3. Stardust Memories (1980)
Woody Allen doesn't really beat around the bush when it comes to referencing other films (the most explicit being the references to his beloved Ingmar Bergman). But not content with referencing just one scene from one favourite, Allen here goes all-out in referencing Federico Fellini's 8 1/2 (1963). Is it a rip-off? Is it a parody? Is it an homage? Whatever it is, Allen's twin interests in comedy and gloomy, death-enquiring drama come to the fore for another unforgettable, self-reflexive Woody flick.

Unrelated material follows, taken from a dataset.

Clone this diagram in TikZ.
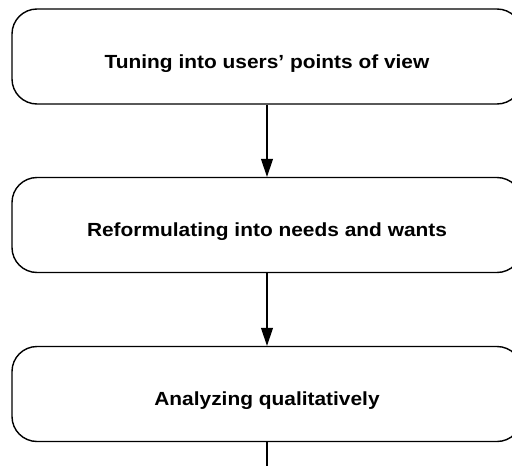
\documentclass[tikz,border=0pt]{standalone}
\usepackage{fontspec}
\usepackage{graphicx}
\setmainfont{Liberation Sans}
\usetikzlibrary{arrows.meta}
\tikzset{
  stagebox/.style={draw=black, line width=1.4pt, rounded corners=25pt, fill=white,
    minimum width=510pt, minimum height=95pt, inner sep=0pt,
    text height=23pt, text depth=0pt,
    font=\fontsize{19}{22}\selectfont\bfseries},
  flow/.style={draw=black, line width=1.1pt, -{Triangle[length=18pt,width=12pt]}},
  flowplain/.style={draw=black, line width=1.1pt}
}
\begin{document}
\begin{tikzpicture}[x=1pt,y=-1pt]
\useasboundingbox (0,0) rectangle (512,466);
\clip (0,0) rectangle (512,466);
\node[stagebox] (b1) at (267,56.5) {\scalebox{1.1}[1]{Tuning into users' points of view}};
\node[stagebox] (b2) at (267,225) {\scalebox{1.1}[1]{Reformulating into needs and wants}};
\node[stagebox] (b3) at (267,394) {\scalebox{1.1}[1]{Analyzing qualitatively}};
\coordinate (end) at (267,472);
\draw[flow] (b1) -- (b2);
\draw[flow] (b2) -- (b3);
\draw[flowplain] (b3) -- (end);
\end{tikzpicture}
\end{document}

4. Deconstructing Harry (1997)
Among the many reasons why we rate this one is the classic "out of focus" scene. We don't mean that Allen shot an entire scene out of focus; we mean that one of the characters (played by Robin Williams) appears out of focus and even acknowledges it himself. We don't think an existential crisis has been so humorously portrayed in an Allen film. And that's saying something. On a side note, check out the incongruous use of the Pixie's 'La La Love You' in the trailer. What happened to Cole Porter? Did Woody really approve this?
5. Husbands and Wives (1992)
This is perhaps the one on our list that's earned the most recognition, but not, we think, as much as it deserves. In addition to the fantastic performances from Mia Farrow, Judy Davis, Sydney Pollack and Juliette Lewis, this gem clings on to the coattails of Manhattan, with its nebulous world of analysts, intellectuals, cheaters and life-questioning New Yorkers. (This would be on our Top 10 Woody Allen Movies list, for sure.)